## Given data:
[START]

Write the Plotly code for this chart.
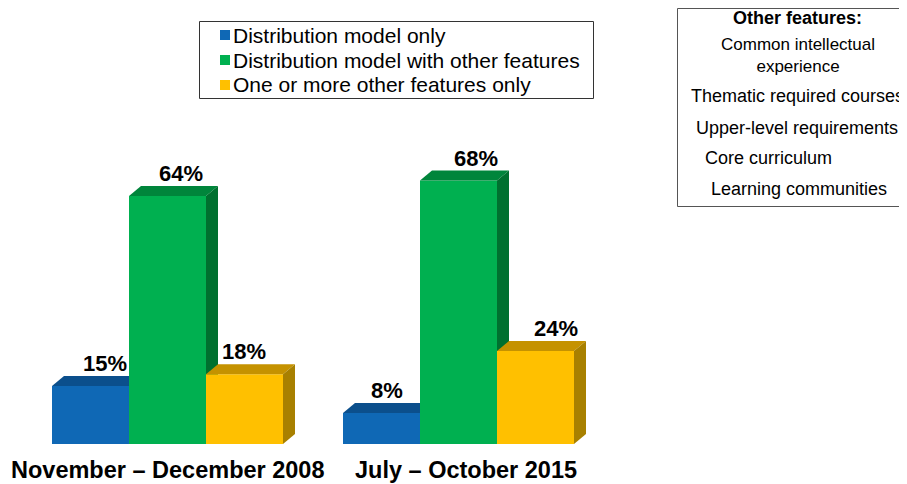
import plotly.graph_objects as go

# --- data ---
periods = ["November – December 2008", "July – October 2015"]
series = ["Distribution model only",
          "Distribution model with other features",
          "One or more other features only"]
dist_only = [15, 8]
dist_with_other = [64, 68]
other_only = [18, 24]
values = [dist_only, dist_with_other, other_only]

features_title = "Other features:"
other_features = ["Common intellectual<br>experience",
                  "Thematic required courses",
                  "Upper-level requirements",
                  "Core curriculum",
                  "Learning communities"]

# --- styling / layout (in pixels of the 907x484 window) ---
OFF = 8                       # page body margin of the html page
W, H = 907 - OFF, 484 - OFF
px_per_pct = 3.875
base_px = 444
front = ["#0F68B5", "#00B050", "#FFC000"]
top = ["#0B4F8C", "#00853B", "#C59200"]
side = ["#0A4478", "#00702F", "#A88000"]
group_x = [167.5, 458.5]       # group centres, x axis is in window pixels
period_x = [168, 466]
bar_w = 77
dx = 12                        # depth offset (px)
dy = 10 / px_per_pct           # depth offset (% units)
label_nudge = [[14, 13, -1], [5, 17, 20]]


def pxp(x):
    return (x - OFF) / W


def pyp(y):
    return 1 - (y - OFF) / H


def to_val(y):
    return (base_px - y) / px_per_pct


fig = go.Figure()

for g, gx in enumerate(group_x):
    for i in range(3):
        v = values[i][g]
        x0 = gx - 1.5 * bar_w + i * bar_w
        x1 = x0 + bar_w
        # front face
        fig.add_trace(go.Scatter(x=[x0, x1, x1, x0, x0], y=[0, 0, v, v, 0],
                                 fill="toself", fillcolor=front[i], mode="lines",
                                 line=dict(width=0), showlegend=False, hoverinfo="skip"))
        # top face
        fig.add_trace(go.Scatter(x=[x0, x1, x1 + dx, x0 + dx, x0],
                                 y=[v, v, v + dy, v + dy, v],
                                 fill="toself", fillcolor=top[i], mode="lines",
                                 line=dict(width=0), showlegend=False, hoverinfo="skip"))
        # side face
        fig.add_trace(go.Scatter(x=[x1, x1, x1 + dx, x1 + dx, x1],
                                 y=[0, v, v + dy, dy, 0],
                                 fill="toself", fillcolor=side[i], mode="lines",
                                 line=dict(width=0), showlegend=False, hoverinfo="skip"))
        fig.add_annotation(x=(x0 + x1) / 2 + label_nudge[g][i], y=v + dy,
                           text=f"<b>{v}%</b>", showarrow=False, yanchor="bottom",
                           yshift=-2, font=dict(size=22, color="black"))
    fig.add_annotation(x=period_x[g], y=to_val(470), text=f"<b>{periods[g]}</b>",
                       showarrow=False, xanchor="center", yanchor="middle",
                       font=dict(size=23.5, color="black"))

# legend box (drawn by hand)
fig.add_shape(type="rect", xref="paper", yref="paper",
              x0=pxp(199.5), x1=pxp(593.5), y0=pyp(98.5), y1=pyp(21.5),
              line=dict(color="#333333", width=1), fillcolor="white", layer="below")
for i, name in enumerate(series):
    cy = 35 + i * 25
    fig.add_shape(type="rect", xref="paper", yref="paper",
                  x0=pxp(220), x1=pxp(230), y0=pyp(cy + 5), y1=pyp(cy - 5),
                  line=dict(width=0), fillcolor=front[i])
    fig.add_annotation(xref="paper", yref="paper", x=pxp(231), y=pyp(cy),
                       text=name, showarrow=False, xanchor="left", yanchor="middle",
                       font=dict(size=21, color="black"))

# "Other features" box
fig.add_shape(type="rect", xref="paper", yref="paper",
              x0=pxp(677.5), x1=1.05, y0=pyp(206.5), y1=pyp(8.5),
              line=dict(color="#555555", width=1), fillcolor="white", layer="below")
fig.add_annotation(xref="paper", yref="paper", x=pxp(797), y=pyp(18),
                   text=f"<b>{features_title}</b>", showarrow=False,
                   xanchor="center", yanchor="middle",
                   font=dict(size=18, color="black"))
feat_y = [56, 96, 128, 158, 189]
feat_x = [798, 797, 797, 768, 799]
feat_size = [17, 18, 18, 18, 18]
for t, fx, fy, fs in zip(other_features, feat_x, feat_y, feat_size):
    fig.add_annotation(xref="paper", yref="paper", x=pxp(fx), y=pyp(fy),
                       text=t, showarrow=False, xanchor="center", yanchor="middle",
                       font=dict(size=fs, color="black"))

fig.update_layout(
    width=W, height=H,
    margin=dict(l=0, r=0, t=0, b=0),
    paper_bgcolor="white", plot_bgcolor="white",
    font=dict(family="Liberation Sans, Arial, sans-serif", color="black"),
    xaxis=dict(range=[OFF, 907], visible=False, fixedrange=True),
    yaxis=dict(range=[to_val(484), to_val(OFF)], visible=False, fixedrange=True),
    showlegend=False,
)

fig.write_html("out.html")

[END]
[START]

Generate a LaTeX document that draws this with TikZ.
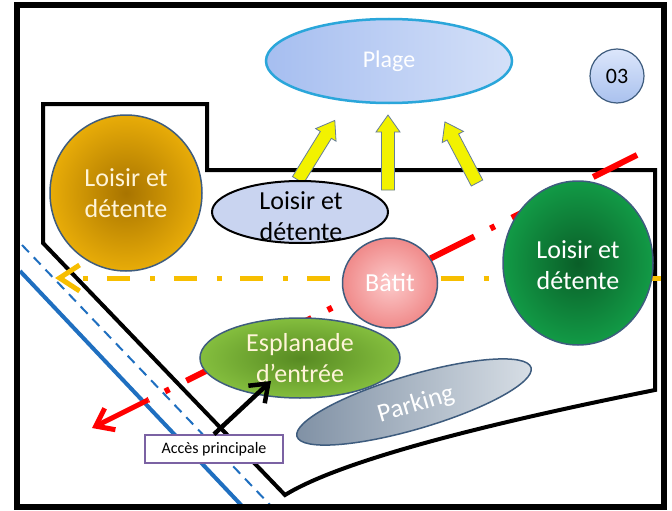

[END]

## Instruction:
Exclude any pictures, and restate word for word the lines from the one containing "Write the Plotly code for this chart." through the one containing "fig = go.Figure()", both included.

## Exercise result:
Write the Plotly code for this chart.
import plotly.graph_objects as go

# --- data ---
periods = ["November – December 2008", "July – October 2015"]
series = ["Distribution model only",
          "Distribution model with other features",
          "One or more other features only"]
dist_only = [15, 8]
dist_with_other = [64, 68]
other_only = [18, 24]
values = [dist_only, dist_with_other, other_only]

features_title = "Other features:"
other_features = ["Common intellectual<br>experience",
                  "Thematic required courses",
                  "Upper-level requirements",
                  "Core curriculum",
                  "Learning communities"]

# --- styling / layout (in pixels of the 907x484 window) ---
OFF = 8                       # page body margin of the html page
W, H = 907 - OFF, 484 - OFF
px_per_pct = 3.875
base_px = 444
front = ["#0F68B5", "#00B050", "#FFC000"]
top = ["#0B4F8C", "#00853B", "#C59200"]
side = ["#0A4478", "#00702F", "#A88000"]
group_x = [167.5, 458.5]       # group centres, x axis is in window pixels
period_x = [168, 466]
bar_w = 77
dx = 12                        # depth offset (px)
dy = 10 / px_per_pct           # depth offset (% units)
label_nudge = [[14, 13, -1], [5, 17, 20]]


def pxp(x):
    return (x - OFF) / W


def pyp(y):
    return 1 - (y - OFF) / H


def to_val(y):
    return (base_px - y) / px_per_pct


fig = go.Figure()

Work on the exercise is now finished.